In [None]:
import tiledbsoma

In [None]:
from tiledbsoma.io.ingest import from_h5ad

In [None]:
e = from_h5ad("test", "/opt/cellxgene/example-dataset/pbmc3k.h5ad", "test_exp_name")
e.close()

## Experiment

An `Experiment` is a class that represents a single-cell experiment. It always contains two objects:
1. `obs`: A `DataFrame` with primary annotations on the observation axis.
2. `ms`: A `Collection` of measurements.

In [83]:
experiment = tiledbsoma.open("/opt/TileDB-SOMA/test/")
experiment

<Experiment '/opt/TileDB-SOMA/test/' (open for 'r') (2 items)
    'ms': 'file:///opt/TileDB-SOMA/test/ms' (unopened)
    'obs': 'file:///opt/TileDB-SOMA/test/obs' (unopened)>

Each object can be opened like this:

In [85]:
experiment.ms

<Collection 'file:///opt/TileDB-SOMA/test/ms' (open for 'r') (2 items)
    'raw': 'file:///opt/TileDB-SOMA/test/ms/raw' (unopened)
    'test_exp_name': 'file:///opt/TileDB-SOMA/test/ms/test_exp_name' (unopened)>

In [86]:
experiment.obs

<DataFrame 'file:///opt/TileDB-SOMA/test/obs' (open for 'r')>

Note that by default an `Experiment` is opened lazily, i.e. only the minimal requested objects are opened. 

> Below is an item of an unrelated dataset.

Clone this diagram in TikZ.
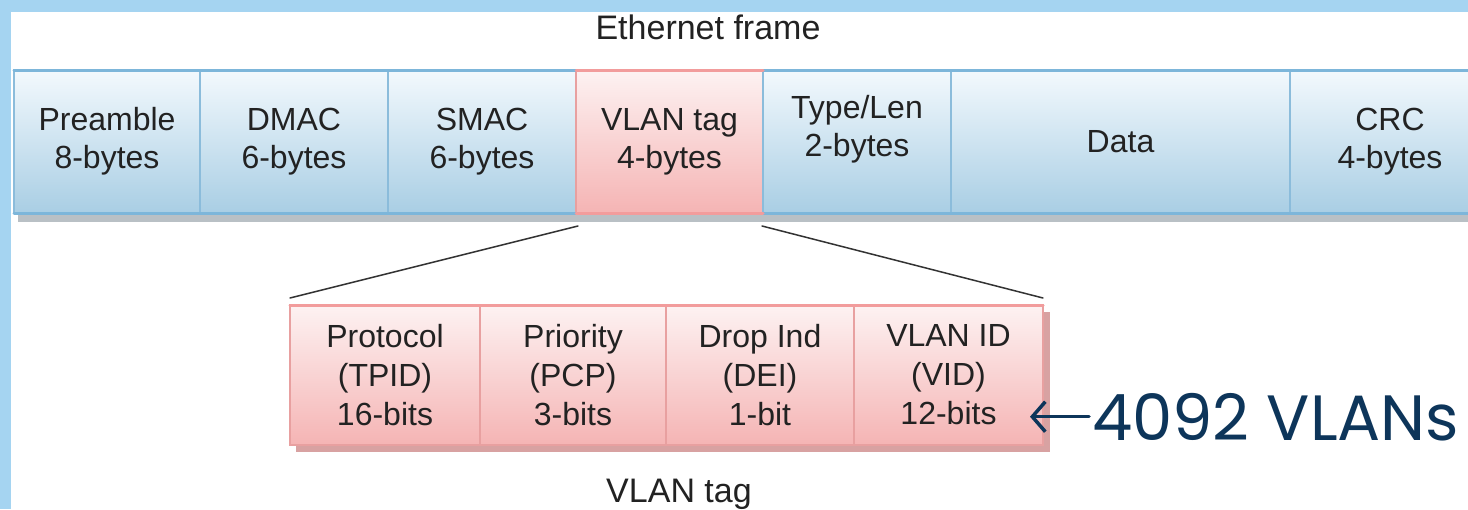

Also, opening an object doesn't mean that it will entirely be fetched in memory. It only returns a pointer to the object on disk.

## DataFrame

A `DataFrame` is a multi-column table with a user-defined schema. The schema is expressed as an Arrow Schema, and defines the column names and value types.

As an example, let's take a look at `obs`, which is represented as a DataFrame.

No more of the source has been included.